Wilson and Gervais studied two types of human laughing using the idea of group selection. A Duchenne laughter is a true display of enjoyment and happiness and includes characteristics such as spontaneity, emotional, impulsive, and involuntary laughing. Contrarily, non-Duchenne laughter imitates spontaneous laughter in a calculated and unemotional way. People use it as a voluntary social tactic, such as when they grin and laugh during a conversation even though they don’t find the chat to be funny.
According to the authors, the two types of laughter have different facial expressions and neurological pathways.
The frontal cortex’s voluntary premotor regions regulate non-Duchenne laughter, which is assumed to be originating from the brain stem and limbic system. The brain stem and limbic system oversee emotions and are believed to be involved in planning movements for Duchenne laughter.
Because the brain pathways are so distinct, some types of facial paralysis only impact one or the other circuit.
Wilson and Gervais contend that the two types of laughing and the brain processes underlying them developed independently. Spontaneous laughing shares characteristics with animal vocalizations and has its origins in the games played by early primates. Controlled laughing might have developed later, along with casual banter, scorn, and mockery in social interactions.

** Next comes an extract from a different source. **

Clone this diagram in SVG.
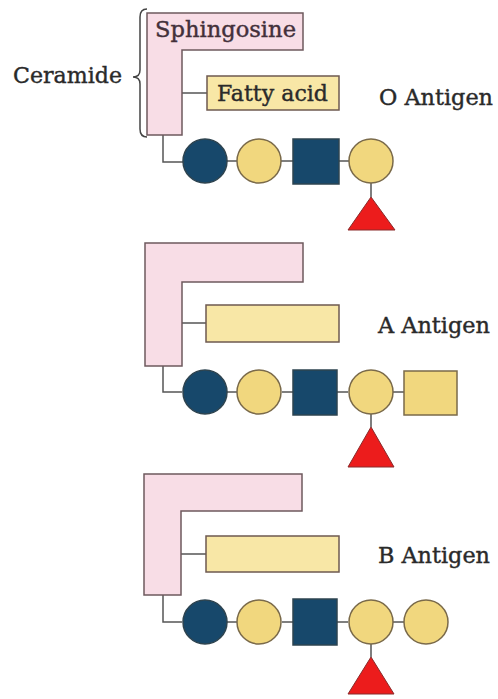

The authors contend that in the end, human biological and cultural evolution underwent several stages before they gradually appropriated and developed primate laughing. Duchenne laughing and protohumor established the foundation for humour in all its most intricate dimensions as well as for new roles when later predecessors had more advanced cognitive and social capacities. At that point, non-Duchenne laughing and its sinister side also emerged. It became more calculated, strategic, and even offensive and derisory.
The Gelotology of Laughter
Gelotology is the study of both psychological and physiological aspects of humour and laughter. Many of its proponents support using laughter as a therapeutic tool in alternative medicine. Stanford University professor William Fry established the discipline of study. This study proposes main three forms of therapies:
- Humour and Laughter Therapy: To promote spontaneous discussion of the patient’s own amusing experiences, humour and laughter therapy involves the use of humorous resources like books, programmes, movies, or anecdotes. One can give this either privately or publicly. A clinician facilitates the process. Patients and medical providers may also use it in discussions.
- Laughter Meditation: Traditional meditation and laughter meditation are comparable. However, through a three-stage process of stretching, deliberate laughing, and a period of silent meditation, it is the laughter that concentrates the person to focus on the present. In a group environment, people sometimes do it.
- Laughter Yoga: Laughter Yoga is a workout that combines breathing, yoga, and methods of stretching with laughter. It is relatively like regular yoga. A trained person leads a series of laughter exercises over the course of 30 to 45 minutes in the structured approach. It is a complementary or preventative form of therapy.